> To be done: Copy whichever lines contain the string "this".
————
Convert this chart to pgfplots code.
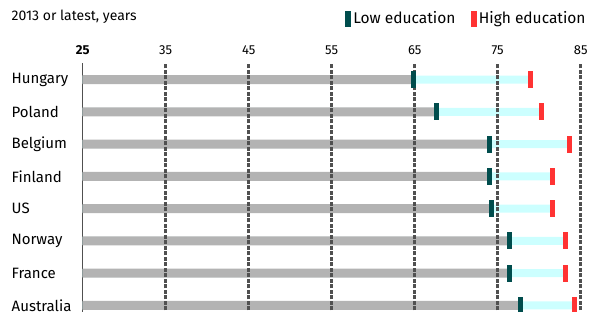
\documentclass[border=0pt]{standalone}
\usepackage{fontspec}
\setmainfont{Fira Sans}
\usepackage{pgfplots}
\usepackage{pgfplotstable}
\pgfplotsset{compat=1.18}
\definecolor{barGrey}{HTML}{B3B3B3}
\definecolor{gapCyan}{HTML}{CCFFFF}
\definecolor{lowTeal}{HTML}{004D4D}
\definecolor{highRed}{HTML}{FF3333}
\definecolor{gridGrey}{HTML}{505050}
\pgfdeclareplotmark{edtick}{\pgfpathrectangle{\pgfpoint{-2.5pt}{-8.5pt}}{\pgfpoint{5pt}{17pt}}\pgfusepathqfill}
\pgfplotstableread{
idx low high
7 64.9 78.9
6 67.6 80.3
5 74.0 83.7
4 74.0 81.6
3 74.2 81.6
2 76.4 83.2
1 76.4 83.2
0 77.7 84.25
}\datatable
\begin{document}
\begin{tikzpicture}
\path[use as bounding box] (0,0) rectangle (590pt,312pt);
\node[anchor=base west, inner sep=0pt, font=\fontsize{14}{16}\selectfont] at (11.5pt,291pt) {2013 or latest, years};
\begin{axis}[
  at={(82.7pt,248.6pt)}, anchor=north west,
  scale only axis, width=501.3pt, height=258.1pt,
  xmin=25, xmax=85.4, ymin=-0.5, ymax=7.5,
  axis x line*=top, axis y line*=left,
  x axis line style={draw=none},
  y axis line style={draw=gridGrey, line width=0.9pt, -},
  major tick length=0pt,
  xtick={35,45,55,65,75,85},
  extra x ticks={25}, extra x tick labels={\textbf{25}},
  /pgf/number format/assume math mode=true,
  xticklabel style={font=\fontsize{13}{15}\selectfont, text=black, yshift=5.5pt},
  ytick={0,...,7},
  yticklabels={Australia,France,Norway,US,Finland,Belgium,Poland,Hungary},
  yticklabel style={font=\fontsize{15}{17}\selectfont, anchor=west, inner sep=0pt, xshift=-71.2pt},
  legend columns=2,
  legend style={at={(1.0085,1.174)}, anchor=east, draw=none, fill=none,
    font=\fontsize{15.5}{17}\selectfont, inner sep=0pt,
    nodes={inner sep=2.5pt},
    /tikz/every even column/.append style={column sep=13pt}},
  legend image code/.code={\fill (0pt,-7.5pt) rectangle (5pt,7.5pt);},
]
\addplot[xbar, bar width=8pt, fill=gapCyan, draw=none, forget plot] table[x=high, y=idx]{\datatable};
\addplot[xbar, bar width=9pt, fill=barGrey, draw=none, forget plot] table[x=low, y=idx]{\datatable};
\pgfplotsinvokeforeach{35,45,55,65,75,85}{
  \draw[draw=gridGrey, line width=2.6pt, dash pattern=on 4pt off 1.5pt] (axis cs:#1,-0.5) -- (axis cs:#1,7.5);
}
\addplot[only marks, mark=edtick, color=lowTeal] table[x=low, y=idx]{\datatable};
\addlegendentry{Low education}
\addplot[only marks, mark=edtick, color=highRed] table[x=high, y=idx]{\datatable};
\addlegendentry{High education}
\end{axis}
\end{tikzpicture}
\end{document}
————
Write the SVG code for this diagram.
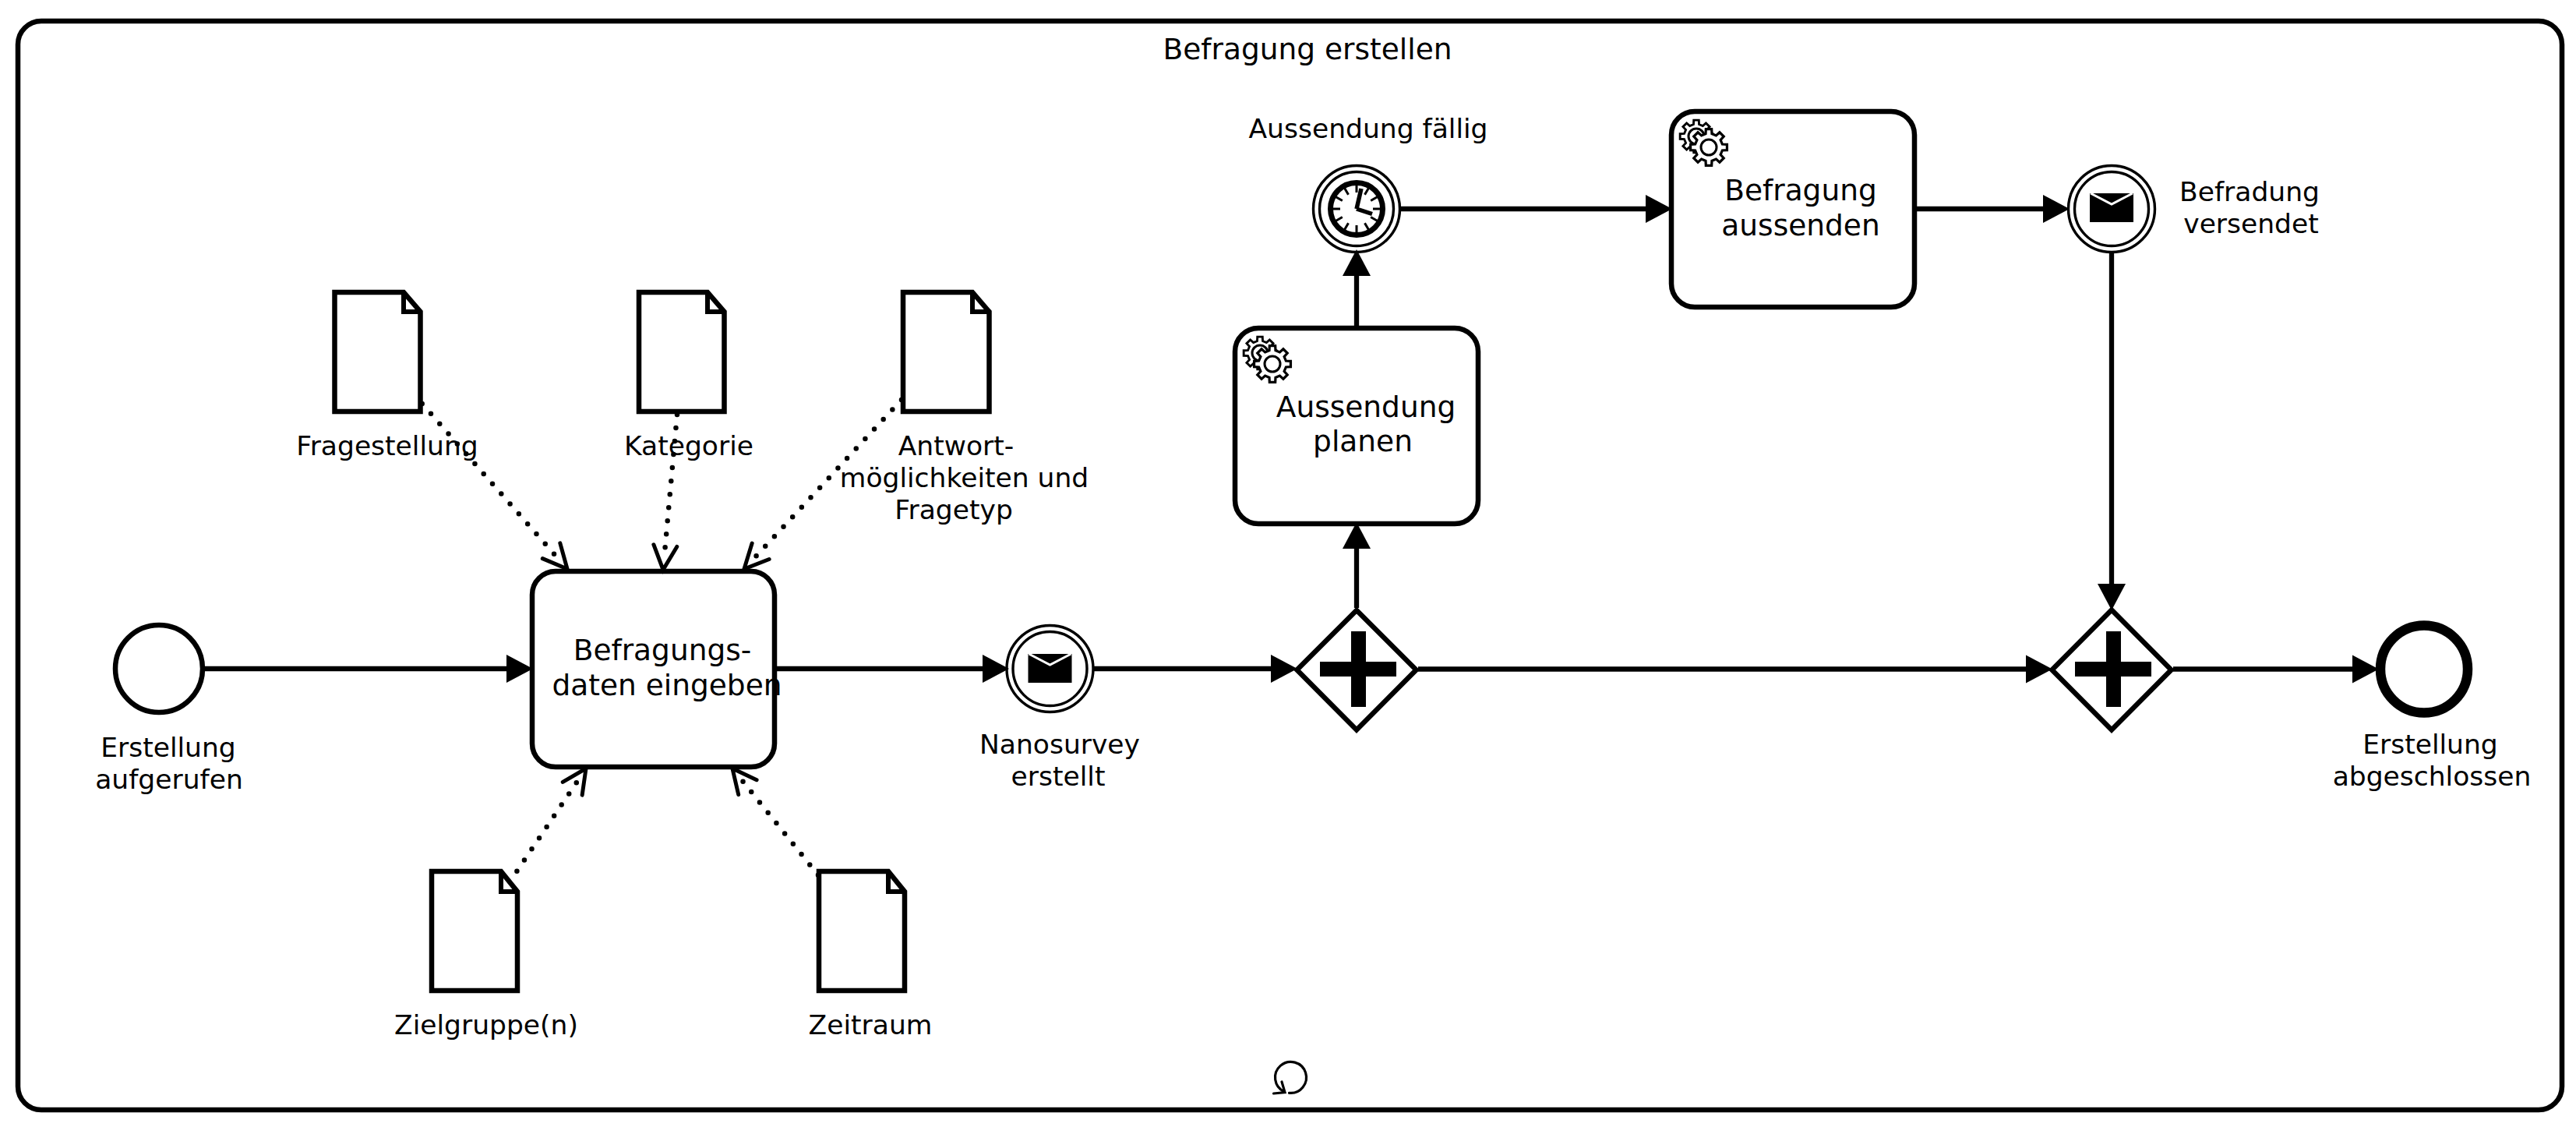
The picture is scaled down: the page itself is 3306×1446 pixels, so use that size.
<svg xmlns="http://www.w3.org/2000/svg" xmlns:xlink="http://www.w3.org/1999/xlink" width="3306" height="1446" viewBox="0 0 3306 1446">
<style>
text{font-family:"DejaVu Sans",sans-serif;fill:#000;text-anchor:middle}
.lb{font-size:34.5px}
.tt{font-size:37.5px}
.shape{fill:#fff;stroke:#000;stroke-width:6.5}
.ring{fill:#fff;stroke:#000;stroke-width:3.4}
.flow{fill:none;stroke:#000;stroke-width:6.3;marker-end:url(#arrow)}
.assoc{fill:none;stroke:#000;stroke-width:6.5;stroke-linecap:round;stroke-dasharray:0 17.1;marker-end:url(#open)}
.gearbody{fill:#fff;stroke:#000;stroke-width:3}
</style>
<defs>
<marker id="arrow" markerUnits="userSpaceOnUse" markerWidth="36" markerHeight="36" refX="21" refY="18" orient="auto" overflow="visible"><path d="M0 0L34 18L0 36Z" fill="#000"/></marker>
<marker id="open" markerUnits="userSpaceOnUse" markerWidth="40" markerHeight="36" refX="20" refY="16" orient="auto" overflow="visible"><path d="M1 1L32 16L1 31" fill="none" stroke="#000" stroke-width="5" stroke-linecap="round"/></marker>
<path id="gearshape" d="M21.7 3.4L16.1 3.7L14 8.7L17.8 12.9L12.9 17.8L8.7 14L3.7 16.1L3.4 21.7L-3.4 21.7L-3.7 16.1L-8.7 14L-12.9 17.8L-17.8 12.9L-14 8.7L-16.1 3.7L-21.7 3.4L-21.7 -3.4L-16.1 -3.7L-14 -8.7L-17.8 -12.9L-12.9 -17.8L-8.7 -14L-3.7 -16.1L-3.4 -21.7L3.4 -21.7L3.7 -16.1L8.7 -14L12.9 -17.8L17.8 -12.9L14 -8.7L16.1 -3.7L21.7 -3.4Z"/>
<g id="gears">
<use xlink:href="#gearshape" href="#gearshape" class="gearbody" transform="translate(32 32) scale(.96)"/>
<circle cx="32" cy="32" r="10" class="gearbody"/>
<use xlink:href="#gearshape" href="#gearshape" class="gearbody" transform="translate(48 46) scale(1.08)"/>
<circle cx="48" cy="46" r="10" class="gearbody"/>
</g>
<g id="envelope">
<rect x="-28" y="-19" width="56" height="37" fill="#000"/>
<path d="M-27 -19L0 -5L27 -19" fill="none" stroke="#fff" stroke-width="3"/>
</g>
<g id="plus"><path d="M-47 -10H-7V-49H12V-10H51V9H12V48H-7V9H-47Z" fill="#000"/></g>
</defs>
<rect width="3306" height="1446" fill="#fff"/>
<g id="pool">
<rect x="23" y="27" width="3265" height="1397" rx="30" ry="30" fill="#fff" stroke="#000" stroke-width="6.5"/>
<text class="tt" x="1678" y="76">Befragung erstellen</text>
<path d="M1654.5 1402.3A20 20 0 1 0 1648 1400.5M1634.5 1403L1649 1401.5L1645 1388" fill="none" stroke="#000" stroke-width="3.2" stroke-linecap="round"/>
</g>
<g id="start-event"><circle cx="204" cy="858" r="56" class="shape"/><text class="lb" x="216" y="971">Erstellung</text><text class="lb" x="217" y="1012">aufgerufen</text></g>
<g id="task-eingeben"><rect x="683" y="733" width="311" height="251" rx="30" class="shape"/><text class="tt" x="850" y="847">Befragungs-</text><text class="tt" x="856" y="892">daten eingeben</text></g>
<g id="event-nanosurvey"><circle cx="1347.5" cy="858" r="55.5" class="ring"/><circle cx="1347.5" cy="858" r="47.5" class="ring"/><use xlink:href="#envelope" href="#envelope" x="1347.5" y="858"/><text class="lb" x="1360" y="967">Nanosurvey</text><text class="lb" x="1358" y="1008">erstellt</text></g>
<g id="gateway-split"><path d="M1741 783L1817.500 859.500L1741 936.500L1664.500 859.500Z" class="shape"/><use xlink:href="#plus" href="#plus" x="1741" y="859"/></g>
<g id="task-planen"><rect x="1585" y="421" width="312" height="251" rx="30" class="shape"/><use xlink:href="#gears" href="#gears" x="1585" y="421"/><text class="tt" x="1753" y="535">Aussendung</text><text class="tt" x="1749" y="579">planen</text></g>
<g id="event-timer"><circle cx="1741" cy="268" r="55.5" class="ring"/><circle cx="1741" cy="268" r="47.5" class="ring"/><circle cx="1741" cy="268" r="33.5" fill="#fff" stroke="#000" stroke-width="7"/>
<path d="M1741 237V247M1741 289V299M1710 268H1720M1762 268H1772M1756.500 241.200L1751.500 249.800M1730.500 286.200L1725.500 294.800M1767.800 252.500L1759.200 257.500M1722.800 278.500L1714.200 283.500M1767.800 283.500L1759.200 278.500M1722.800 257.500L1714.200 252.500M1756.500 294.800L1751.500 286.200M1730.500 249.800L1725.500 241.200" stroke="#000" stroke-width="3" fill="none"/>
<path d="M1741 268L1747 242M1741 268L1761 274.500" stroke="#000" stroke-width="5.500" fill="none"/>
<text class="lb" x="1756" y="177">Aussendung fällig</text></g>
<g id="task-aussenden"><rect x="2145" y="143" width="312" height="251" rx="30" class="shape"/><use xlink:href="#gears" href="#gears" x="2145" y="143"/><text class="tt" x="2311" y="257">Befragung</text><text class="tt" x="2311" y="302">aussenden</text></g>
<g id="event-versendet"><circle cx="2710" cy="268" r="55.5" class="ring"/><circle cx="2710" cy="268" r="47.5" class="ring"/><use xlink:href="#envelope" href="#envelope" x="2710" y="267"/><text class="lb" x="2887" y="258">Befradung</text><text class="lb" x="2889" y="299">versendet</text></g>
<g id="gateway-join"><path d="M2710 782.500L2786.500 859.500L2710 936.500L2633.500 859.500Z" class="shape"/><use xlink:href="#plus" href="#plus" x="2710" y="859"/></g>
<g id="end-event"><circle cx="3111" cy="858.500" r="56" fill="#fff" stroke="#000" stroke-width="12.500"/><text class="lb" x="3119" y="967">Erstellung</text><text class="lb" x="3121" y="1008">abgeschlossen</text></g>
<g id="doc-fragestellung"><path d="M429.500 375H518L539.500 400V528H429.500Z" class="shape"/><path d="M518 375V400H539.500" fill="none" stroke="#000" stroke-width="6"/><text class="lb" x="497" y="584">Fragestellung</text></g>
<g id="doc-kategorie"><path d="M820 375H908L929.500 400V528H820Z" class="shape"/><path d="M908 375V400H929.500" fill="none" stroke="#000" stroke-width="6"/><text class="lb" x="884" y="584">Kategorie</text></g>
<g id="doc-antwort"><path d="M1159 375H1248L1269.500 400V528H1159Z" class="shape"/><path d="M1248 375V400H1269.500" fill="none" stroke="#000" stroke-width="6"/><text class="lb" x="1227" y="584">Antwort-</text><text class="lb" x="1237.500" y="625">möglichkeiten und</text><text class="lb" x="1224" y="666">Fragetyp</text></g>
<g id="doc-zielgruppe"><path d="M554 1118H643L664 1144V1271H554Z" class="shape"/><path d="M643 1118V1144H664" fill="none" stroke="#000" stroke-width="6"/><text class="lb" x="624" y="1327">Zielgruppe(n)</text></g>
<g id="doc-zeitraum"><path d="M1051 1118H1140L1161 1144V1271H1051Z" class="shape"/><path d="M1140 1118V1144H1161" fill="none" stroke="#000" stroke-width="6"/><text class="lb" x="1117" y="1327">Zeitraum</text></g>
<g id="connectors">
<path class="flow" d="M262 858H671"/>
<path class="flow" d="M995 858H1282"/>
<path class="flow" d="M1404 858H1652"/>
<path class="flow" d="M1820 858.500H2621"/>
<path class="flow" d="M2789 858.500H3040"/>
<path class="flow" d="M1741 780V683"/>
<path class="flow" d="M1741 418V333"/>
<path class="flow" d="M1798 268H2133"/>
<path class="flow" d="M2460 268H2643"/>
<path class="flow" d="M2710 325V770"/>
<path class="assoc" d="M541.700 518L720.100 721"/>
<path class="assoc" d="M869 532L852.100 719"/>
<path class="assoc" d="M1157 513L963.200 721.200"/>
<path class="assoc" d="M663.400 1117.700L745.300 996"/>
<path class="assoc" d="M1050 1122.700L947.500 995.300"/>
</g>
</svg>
————
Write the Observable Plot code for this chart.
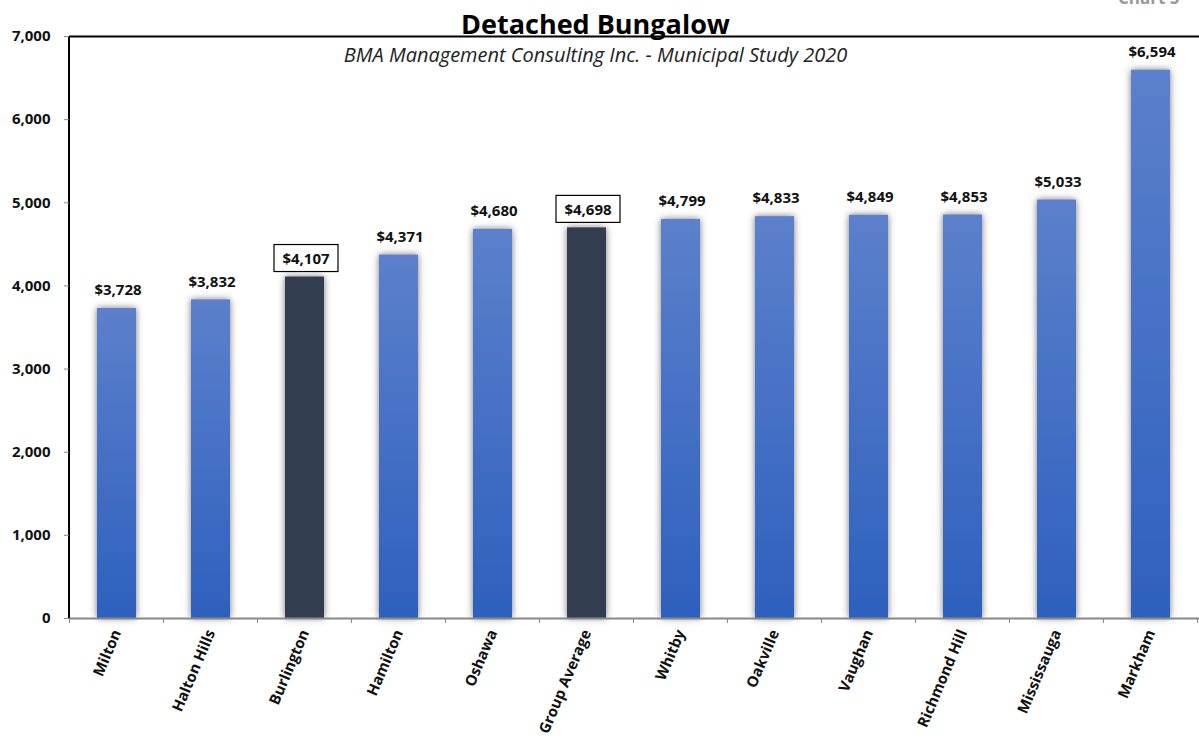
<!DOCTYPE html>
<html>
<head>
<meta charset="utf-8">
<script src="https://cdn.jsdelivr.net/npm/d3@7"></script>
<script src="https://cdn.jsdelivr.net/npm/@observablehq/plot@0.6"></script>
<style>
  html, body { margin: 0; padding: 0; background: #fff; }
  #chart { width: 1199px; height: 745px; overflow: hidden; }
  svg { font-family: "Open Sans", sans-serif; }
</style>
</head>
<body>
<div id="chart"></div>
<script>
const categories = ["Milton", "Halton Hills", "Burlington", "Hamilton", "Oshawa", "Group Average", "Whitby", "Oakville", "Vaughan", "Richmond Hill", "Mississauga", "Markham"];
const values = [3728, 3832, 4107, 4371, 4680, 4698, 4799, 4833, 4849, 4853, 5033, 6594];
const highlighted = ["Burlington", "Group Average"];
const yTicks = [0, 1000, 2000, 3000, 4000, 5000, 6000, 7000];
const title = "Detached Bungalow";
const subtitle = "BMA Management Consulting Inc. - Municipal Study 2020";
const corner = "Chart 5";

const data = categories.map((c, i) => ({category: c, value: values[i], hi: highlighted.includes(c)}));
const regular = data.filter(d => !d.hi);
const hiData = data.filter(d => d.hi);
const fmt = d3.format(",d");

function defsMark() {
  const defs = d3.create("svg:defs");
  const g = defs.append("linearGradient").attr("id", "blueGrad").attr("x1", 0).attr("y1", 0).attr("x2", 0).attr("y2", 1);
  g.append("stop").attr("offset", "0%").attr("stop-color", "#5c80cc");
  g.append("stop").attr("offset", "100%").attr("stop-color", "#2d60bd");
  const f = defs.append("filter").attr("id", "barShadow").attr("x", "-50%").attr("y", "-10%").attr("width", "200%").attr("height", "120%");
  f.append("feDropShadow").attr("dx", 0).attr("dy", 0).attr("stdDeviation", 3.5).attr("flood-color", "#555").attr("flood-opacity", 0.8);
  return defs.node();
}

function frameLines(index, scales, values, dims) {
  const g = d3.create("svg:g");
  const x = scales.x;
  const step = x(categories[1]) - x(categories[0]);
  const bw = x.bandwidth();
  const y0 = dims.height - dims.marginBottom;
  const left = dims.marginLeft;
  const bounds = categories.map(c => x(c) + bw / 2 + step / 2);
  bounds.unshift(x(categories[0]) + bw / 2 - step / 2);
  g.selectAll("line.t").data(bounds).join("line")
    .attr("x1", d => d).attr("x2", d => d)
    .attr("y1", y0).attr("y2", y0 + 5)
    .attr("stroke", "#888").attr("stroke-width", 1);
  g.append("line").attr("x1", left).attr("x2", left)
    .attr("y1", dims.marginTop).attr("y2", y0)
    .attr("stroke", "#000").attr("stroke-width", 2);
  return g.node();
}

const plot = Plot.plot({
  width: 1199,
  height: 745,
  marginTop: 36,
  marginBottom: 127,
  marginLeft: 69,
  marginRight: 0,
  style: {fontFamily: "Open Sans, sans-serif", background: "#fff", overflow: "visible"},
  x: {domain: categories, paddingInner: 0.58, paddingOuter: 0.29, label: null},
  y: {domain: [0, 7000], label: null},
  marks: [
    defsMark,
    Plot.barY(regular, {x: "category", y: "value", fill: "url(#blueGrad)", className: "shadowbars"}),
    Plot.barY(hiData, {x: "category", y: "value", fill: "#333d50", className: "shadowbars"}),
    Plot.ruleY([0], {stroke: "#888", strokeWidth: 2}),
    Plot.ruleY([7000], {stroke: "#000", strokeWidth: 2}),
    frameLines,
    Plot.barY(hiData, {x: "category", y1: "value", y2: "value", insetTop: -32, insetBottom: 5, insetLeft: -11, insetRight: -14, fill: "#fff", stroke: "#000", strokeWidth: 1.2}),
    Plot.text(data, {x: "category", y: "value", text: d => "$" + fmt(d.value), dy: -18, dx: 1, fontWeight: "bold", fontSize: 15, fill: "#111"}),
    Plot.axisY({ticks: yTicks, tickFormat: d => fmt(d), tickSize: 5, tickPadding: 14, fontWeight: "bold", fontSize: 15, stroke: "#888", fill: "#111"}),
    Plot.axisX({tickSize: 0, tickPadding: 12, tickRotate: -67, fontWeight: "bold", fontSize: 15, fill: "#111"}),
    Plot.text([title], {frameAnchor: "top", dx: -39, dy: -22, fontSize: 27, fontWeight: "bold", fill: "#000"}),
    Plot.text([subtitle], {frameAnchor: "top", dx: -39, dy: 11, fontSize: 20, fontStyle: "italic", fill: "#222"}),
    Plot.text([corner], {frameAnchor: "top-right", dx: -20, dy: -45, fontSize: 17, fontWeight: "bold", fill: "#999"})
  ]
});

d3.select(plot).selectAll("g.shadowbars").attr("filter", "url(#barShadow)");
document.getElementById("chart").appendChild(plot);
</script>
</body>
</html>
————
> Solution:
Convert this chart to pgfplots code.
Write the SVG code for this diagram.
Write the Observable Plot code for this chart.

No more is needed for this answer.